August traditionally has been considered a dumping ground for movies, a time when schlocky little genre pictures would sneak into theaters for a couple of weeks before vacations wrapped up, kids went back to school and reality once again took hold.
But that's all changing. This past month, for instance, you had a well-received comedy hit in "The Other Guys," small, tense thrillers like "The Disappearance of Alice Creed" and "Animal Kingdom," and an intelligent documentary in "The Tillman Story." Even the horror movies "Piranha 3D" and "The Last Exorcism" are stronger than the usual late-season fare.
Last August brought us Quentin Tarantino's Nazi-killing epic "Inglourious Basterds," which was nominated for eight Academy Awards (it won for supporting-actor Christoph Waltz), and "District 9," about an alien invasion in South Africa, which received four nominations. Both were up for best picture. Previous Augusts have featured "Tropic Thunder" (2008), "Superbad" (2007) and "Talladega Nights: The Ballad of Ricky Bobby" (2006), all hits at the box office and with critics.
"Times have changed. People go to movies 365 days out of the year," said Eli Roth, who produced "The Last Exorcism" and has a cameo in "Piranha 3D." "You can track slower days of the year but the No. 1 movie still made $25 or $30 million."
One reason is sheer quantity: There are so many movies flooding theaters every year, there's never going to be a period that's completely wretched. Roth recalled that when his first feature, "Cabin Fever," came out in September 2003, he was told the low-budget horror film would have a month to prove it could perform.
"Now it's like, you have a week, and if you don't work that first week, it's over," he said. "There's always another movie on the chopping block."
August can help horror and sci-fi
But mid-to-late August can be a more welcoming time to open a movie — especially in the horror or sci-fi genres — because there's a different kind of competition.
"You still have a weekend seven days a week, the college kids are still out, kids want that last gasp of summer before they go back to school," said Roth.
"Horror movies, by August, you kind of miss them. The last one was in April.
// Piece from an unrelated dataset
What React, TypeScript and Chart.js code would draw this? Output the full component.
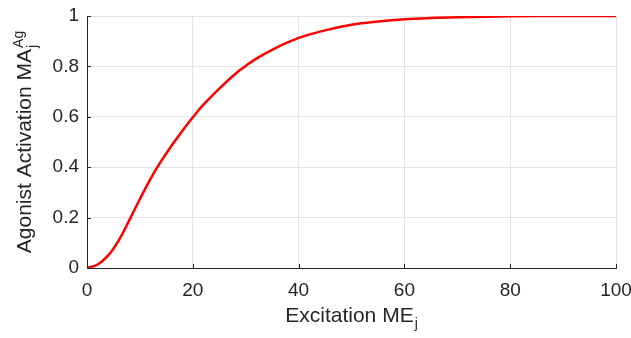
import React, { useEffect, useRef } from "react";
import { Chart, registerables } from "chart.js";

Chart.register(...registerables);

// ---- data ----
const excitation: number[] = [0, 2, 4, 6, 8, 10, 12, 14, 16, 18, 20, 22, 25, 28, 30, 32, 35, 40, 45, 50, 55, 60, 65, 70, 80, 90, 100];
const activation: number[] = [0, 0.014, 0.05, 0.11, 0.19, 0.274, 0.354, 0.424, 0.486, 0.544, 0.598, 0.648, 0.712, 0.77, 0.802, 0.831, 0.866, 0.913, 0.943, 0.965, 0.978, 0.987, 0.992, 0.995, 0.999, 1, 1];

const xTicks: number[] = [0, 20, 40, 60, 80, 100];
const yTicks: number[] = [0, 0.2, 0.4, 0.6, 0.8, 1];

const xTitleMain = "Excitation ME";
const xTitleSub = "j";
const yTitleMain = "Agonist Activation MA";
const yTitleSup = "Ag";
const yTitleSub = "j";

// ---- styles ----
const FONT = "'Liberation Sans', Arial, Helvetica, sans-serif";
const TEXT_COLOR = "#262626";
const AXIS_COLOR = "#262626";
const GRID_COLOR = "#e3e3e3";
const LINE_COLOR = "#ff0000";
const TICK_SIZE = 19;
const TITLE_SIZE = 21;
const SCRIPT_SIZE = 14;
const TICK_LEN = 4;

const axisDecor = {
  id: "axisDecor",
  afterDraw(chart: any) {
    const { ctx, chartArea: a, scales } = chart;
    const xs = scales.x;
    const ys = scales.y;
    ctx.save();
    // inward tick marks
    ctx.strokeStyle = AXIS_COLOR;
    ctx.lineWidth = 1;
    ctx.beginPath();
    xs.ticks.forEach((t: any) => {
      const px = Math.round(xs.getPixelForValue(t.value)) + 0.5;
      ctx.moveTo(px, a.bottom);
      ctx.lineTo(px, a.bottom - TICK_LEN);
    });
    ys.ticks.forEach((t: any) => {
      const py = Math.round(ys.getPixelForValue(t.value)) + 0.5;
      ctx.moveTo(a.left, py);
      ctx.lineTo(a.left + TICK_LEN, py);
    });
    ctx.stroke();

    ctx.fillStyle = TEXT_COLOR;
    ctx.textAlign = "left";
    ctx.textBaseline = "alphabetic";

    // x title with subscript
    ctx.font = `${TITLE_SIZE}px ${FONT}`;
    const xMainW = ctx.measureText(xTitleMain).width;
    ctx.font = `${SCRIPT_SIZE}px ${FONT}`;
    const xSubW = ctx.measureText(xTitleSub).width;
    const xTotal = xMainW + 1 + xSubW;
    const xStart = (a.left + a.right) / 2 - xTotal / 2;
    const xBase = a.bottom + 54;
    ctx.font = `${TITLE_SIZE}px ${FONT}`;
    ctx.fillText(xTitleMain, xStart, xBase);
    ctx.font = `${SCRIPT_SIZE}px ${FONT}`;
    ctx.fillText(xTitleSub, xStart + xMainW + 1, xBase + 6);

    // y title with superscript and subscript, rotated
    ctx.font = `${TITLE_SIZE}px ${FONT}`;
    const yMainW = ctx.measureText(yTitleMain).width;
    ctx.font = `${SCRIPT_SIZE}px ${FONT}`;
    const ySupW = ctx.measureText(yTitleSup).width;
    const ySubW = ctx.measureText(yTitleSub).width;
    const yTotal = yMainW + 1 + Math.max(ySupW, ySubW);
    const cy = (a.top + a.bottom) / 2;
    ctx.translate(31, cy);
    ctx.rotate(-Math.PI / 2);
    const s = -yTotal / 2;
    ctx.font = `${TITLE_SIZE}px ${FONT}`;
    ctx.fillText(yTitleMain, s, 0);
    ctx.font = `${SCRIPT_SIZE}px ${FONT}`;
    ctx.fillText(yTitleSup, s + yMainW + 1, -8);
    ctx.fillText(yTitleSub, s + yMainW + 1, 6);
    ctx.restore();
  },
};

export default function App() {
  const canvasRef = useRef<HTMLCanvasElement | null>(null);

  useEffect(() => {
    document.body.style.margin = "0";
    const canvas = canvasRef.current;
    if (!canvas) return;
    const points = excitation.map((x, i) => ({ x, y: activation[i] }));
    const chart = new Chart(canvas, {
      type: "line",
      data: {
        datasets: [
          {
            data: points,
            borderColor: LINE_COLOR,
            backgroundColor: LINE_COLOR,
            borderWidth: 2.5,
            pointRadius: 0,
            tension: 0.4,
            fill: false,
          },
        ],
      },
      options: {
        animation: false,
        responsive: false,
        devicePixelRatio: 1,
        layout: { padding: { top: 16, right: 15, left: 0, bottom: 0 } },
        plugins: { legend: { display: false }, tooltip: { enabled: false } },
        scales: {
          x: {
            type: "linear",
            min: 0,
            max: 100,
            afterBuildTicks: (scale: any) => {
              scale.ticks = xTicks.map((v) => ({ value: v }));
            },
            afterFit: (scale: any) => {
              scale.height = 70;
              scale.paddingLeft = 0;
              scale.paddingRight = 0;
            },
            ticks: {
              color: TEXT_COLOR,
              font: { family: FONT, size: TICK_SIZE },
              padding: 11,
              maxRotation: 0,
              callback: (v: any) => String(v),
            },
            grid: { color: GRID_COLOR, drawTicks: false, lineWidth: 1 },
            border: { display: true, color: AXIS_COLOR, width: 1 },
          },
          y: {
            type: "linear",
            min: 0,
            max: 1,
            afterBuildTicks: (scale: any) => {
              scale.ticks = yTicks.map((v) => ({ value: v }));
            },
            afterFit: (scale: any) => {
              scale.width = 87;
              scale.paddingTop = 0;
              scale.paddingBottom = 0;
            },
            ticks: {
              color: TEXT_COLOR,
              font: { family: FONT, size: TICK_SIZE },
              padding: 8,
              callback: (v: any) => String(parseFloat(Number(v).toFixed(2))),
            },
            grid: { color: GRID_COLOR, drawTicks: false, lineWidth: 1 },
            border: { display: true, color: AXIS_COLOR, width: 1 },
          },
        },
      },
      plugins: [axisDecor],
    } as any);
    return () => chart.destroy();
  }, []);

  return (
    <div style={{ position: "fixed", left: 0, top: 0, width: 631, height: 338, background: "#fff" }}>
      <canvas ref={canvasRef} width={631} height={338} style={{ display: "block" }} />
    </div>
  );
}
You can feel it when 'Halloween' opens with $30 million — the remake — or 'Final Destination 3D' opens to huge box office. ... We thought it was the perfect time (to release 'The Last Exorcism'). Everyone's seen the Leonardo DiCaprio movie, they've seen the Angelina Jolie movie and they've seen the Robert Downey Jr. movie."
But August is still sort of a dumping ground "in the sense of the quantity of the movies, but not necessarily the quality of the movies like it used to be," said Paul Dergarabedian, box-office analyst for Hollywood.com. Last weekend, for example, 13 new movies came out, with the ensemble action flick "The Expendables" holding the No. 1 spot for the second-straight week. "Piranha 3D" debuted in sixth place, only making $10.1 million. But it got an overwhelmingly strong critical reception, earning 81 percent positive reviews on the Rotten Tomatoes website, and Dimension Films has already announced a sequel.
"August has become a transitional month, the month that bridges the gap between the summer blockbusters and the fall Oscar season, and often the kind of films you find are kind of a hybrid. They don't fit into any exact category," Dergarabedian said. "'Inglourious Basterds' was weird because it was sort of an action movie but it wound up being nominated for best picture. That's a summer movie, when you don't usually see Oscar nominees coming out."
Having said that, "things are toning down, things are calming down as we shift into fall," he added. "You're never going to see 'Iron Man 3' in August. Audiences are in a different mood, they're looking for something different. ... August has also become a land of opportunity for films that would otherwise get beat up pretty bad in the heat of the summer. 'The Expendables' couldn't compete against 'Iron Man,' but in August, 'The Expendables' IS 'Iron Man.' It's the big guy on the block."
August — and summer in general — are also good for art-house films which serve as counter-programming to the blockbusters. "The Tillman Story," about the friendly-fire killing in Afghanistan of former NFL star Pat Tillman, opened in four theaters in New York and Los Angeles to a strong per-screen average of $13,046, and will expand to more cities in upcoming weeks.
"It used to be you couldn't find art films in the summer," said Bill Banowsky, co-founder of the indie distributor Magnolia Pictures. "Then people started releasing films in the summer like 'I Am Love' this summer, which was a big art film hit (for Magnolia)."
But Banowsky, who runs the Carolina Cinemas chain, also looks at August from a theater owner's perspective: "We very much are at the mercy of the studio release schedule, and the decisions being made in Hollywood are the ones that are making or not making late August and early September better than what they historically have been.
"I don't think the numbers necessarily suggest that there is a significant increase in attendance in August," he said. "Films like 'The Tillman Story,' there are great films to be released in this window, but they're not going to move the needle in terms of overall box office."
Still, they exist during this traditionally down time, which is a good thing for film lovers: "When Quentin Tarantino is opening his masterpiece in August," Roth said of "Inglourious Basterds," in which he played a supporting role. "you know you're in good company."